Uma coisa que todos sabem, ou deveriam saber: preconceito somente se vence com educação, uma vez que é sabido que ele brota no solo da mais cruel e radical ignorância, que é passada consciente e/ou inconscientemente através de comportamentos manifestos e falas junto aos filhos, entre outros, num processo educacional que se constrói por muitos anos. Mal nos damos conta do preconceito que jaz conosco. Os muitos ditos e expressões populares – todas na boca do povo! – nos dão inúmeros exemplos desta realidade: quando se quer falar de algo ruim se diz “teu passado é negro”. Tudo bem, a etnia é negra, e preta é a cor dos objetos. Mas também encontramos: “A coisa está preta”, “A situação está preta”, existem “dois tipos de inveja” – a branca e a preta. A branca é a boa; enquanto que a preta é a ruim.
POR TRÁS DA BRINCADEIRA
A cultura milenar e ancestral nos ensinou que o negro e o preto são lugares ideais de tudo aquilo que ruim; o negro e o preto são sempre lugares do mal (de inimagináveis formas!), e por aí vão os inúmeros exemplos! Por trás da brincadeira, sempre há uma verdade subjacente – que, muitas vezes o sujeito sequer se dá conta, mas que, de um modo outro, tal fala vai deixando marcas à cultura. Também é claro que, aquilo que tanto parece gerar repulsa, mal-estar e aversão perante o outro, no fundo, muitas vezes, guarda forte marca de intenso desejo no mais íntimo do ser – e a história sobre os comportamentos no Brasil Colônia muito atestam isto! Na atualidade vemos, muitas vezes, inúmeros exemplos das muitas etnias presentes nas muitas peças publicitárias pelo país afora (claro, as mais atuais!). Nunca vimos tanto! A imagem de negros, asiáticos e sujeitos vindos das populações indígenas nunca apareceu tanto na mídia. Se puxar um pouco mais pela memória, vai lembrar que nos livros didáticos do passado sequer existiam estas mesmas imagens. Isso também se dava nas latas de leite humano, nas caixas de brinquedos, nos outdoors diversos, nas campanhas publicitárias em geral, nos personagens das novelas televisivas e nas imagens publicizadas de modo geral.
COTIDIANO
Hoje, tudo está bem diferente (ainda bem!): vemos negros, brancos, asiáticos e sujeitos de etnia indígena nas imagens e na mídia de modo geral no cotidiano do nosso país. Mas os dados estatísticos acima nos mostram que muito ainda há para ser feito. Bem verdade que isso foi motivado pelo nosso recém-criado Estatuto da Igualdade Racial, alavancado pelas políticas de afirmação do governo atual (e anterior. Sem parcialidade político-partidária!). A verdade é que o Brasil tem uma história de escravidão (negros trazidos da África) de aproximadamente 400 anos. E esta experiência ficou marcada no imaginário popular brasileiro – a marca da vivência do horror que, inevitavelmente, respinga sobre um pensar e agir sobre e para com a população negra. Há, sim, uma dívida dos povos português e brasileiro em função de tudo o que foi feito com os negros durante este triste período da História Brasileira, e, também, em virtude de tudo o que a partir disso ficou marcado, até hoje, no imaginário dos povos no Brasil e mundo afora.

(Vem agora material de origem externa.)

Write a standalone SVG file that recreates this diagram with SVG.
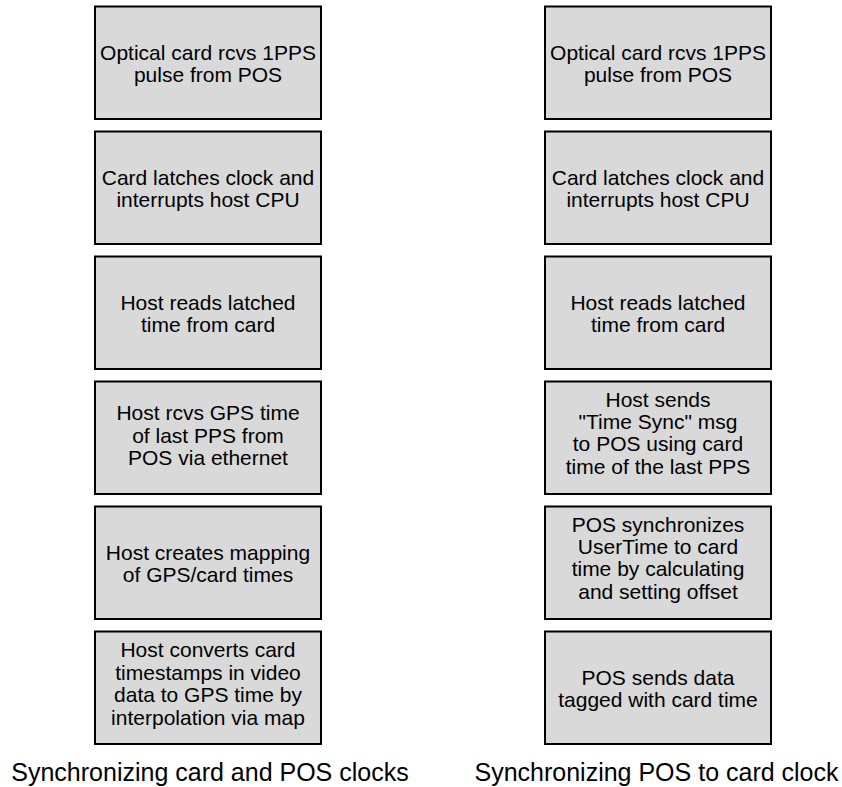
<svg xmlns="http://www.w3.org/2000/svg" width="842" height="787" viewBox="0 0 842 787">
<style>
rect.box{fill:#d9d9d9;stroke:#000;stroke-width:2}
text{font-family:"Liberation Sans",Arial,sans-serif;fill:#000;text-anchor:middle}
.t{font-size:21px}
.cap{font-size:25px}
</style>
<rect width="842" height="787" fill="#fff"/>
<g id="left-col">
<g id="L1"><rect class="box" x="95" y="6.5" width="226" height="112.5"/>
<text class="t" x="208"><tspan x="208" y="59.5">Optical card rcvs 1PPS</tspan><tspan x="208" y="81.8">pulse from POS</tspan></text></g>
<g id="L2"><rect class="box" x="95" y="131.5" width="226" height="112.5"/>
<text class="t"><tspan x="208" y="184.5">Card latches clock and</tspan><tspan x="208" y="206.8">interrupts host CPU</tspan></text></g>
<g id="L3"><rect class="box" x="95" y="256.5" width="226" height="112.5"/>
<text class="t"><tspan x="208" y="309.5">Host reads latched</tspan><tspan x="208" y="331.8">time from card</tspan></text></g>
<g id="L4"><rect class="box" x="95" y="381.5" width="226" height="112.5"/>
<text class="t"><tspan x="208" y="420.2">Host rcvs GPS time</tspan><tspan x="208" y="442.6">of last PPS from</tspan><tspan x="208" y="465">POS via ethernet</tspan></text></g>
<g id="L5"><rect class="box" x="95" y="506.5" width="226" height="112.5"/>
<text class="t"><tspan x="208" y="559.5">Host creates mapping</tspan><tspan x="208" y="581.8">of GPS/card times</tspan></text></g>
<g id="L6"><rect class="box" x="95" y="631.5" width="226" height="112.5"/>
<text class="t"><tspan x="208" y="657.3">Host converts card</tspan><tspan x="208" y="679.7">timestamps in video</tspan><tspan x="208" y="702.1">data to GPS time by</tspan><tspan x="208" y="724.5">interpolation via map</tspan></text></g>
<text id="caption-left" class="cap" x="210" y="781">Synchronizing card and POS clocks</text>
</g>
<g id="right-col">
<g id="R1"><rect class="box" x="545" y="6.5" width="226" height="112.5"/>
<text class="t"><tspan x="658" y="59.5">Optical card rcvs 1PPS</tspan><tspan x="658" y="81.8">pulse from POS</tspan></text></g>
<g id="R2"><rect class="box" x="545" y="131.5" width="226" height="112.5"/>
<text class="t"><tspan x="658" y="184.5">Card latches clock and</tspan><tspan x="658" y="206.8">interrupts host CPU</tspan></text></g>
<g id="R3"><rect class="box" x="545" y="256.5" width="226" height="112.5"/>
<text class="t"><tspan x="658" y="309.5">Host reads latched</tspan><tspan x="658" y="331.8">time from card</tspan></text></g>
<g id="R4"><rect class="box" x="545" y="381.5" width="226" height="112.5"/>
<text class="t"><tspan x="658" y="406.5">Host sends</tspan><tspan x="658" y="428.9">"Time Sync" msg</tspan><tspan x="658" y="451.3">to POS using card</tspan><tspan x="658" y="473.7">time of the last PPS</tspan></text></g>
<g id="R5"><rect class="box" x="545" y="506.5" width="226" height="112.5"/>
<text class="t"><tspan x="658" y="531.5">POS synchronizes</tspan><tspan x="658" y="553.9">UserTime to card</tspan><tspan x="658" y="576.3">time by calculating</tspan><tspan x="658" y="598.7">and setting offset</tspan></text></g>
<g id="R6"><rect class="box" x="545" y="631.5" width="226" height="112.5"/>
<text class="t"><tspan x="658" y="684.5">POS sends data</tspan><tspan x="658" y="706.8">tagged with card time</tspan></text></g>
<text id="caption-right" class="cap" x="656.5" y="781">Synchronizing POS to card clock</text>
</g>
<g id="connectors"/>
</svg>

A política das cotas tem por objetivo tentar reparar um pouco disto, desta desigualdade e violência enfurecidas, fazendo com que a partir do incentivo à educação esta situação possa mudar, ao menos um pouco. Longe de se tratar de dizer se se é mais competente, mais inteligente, ou não, à disputa de uma vaga universitária em relação às outras etnias. Não é disto que aqui se trata! Uma saída: revisão e reconhecimento, sinceros e espontâneos, do preconceito étnico que cada um traz consigo; cultura e educação a todos, sem exceção, e, não menos, fortalecimento ainda maior das políticas que geram afirmação, visibilidade e respeito às diversas etnias e, por conseguinte, geram um combate efetivo contra as múltiplas violências.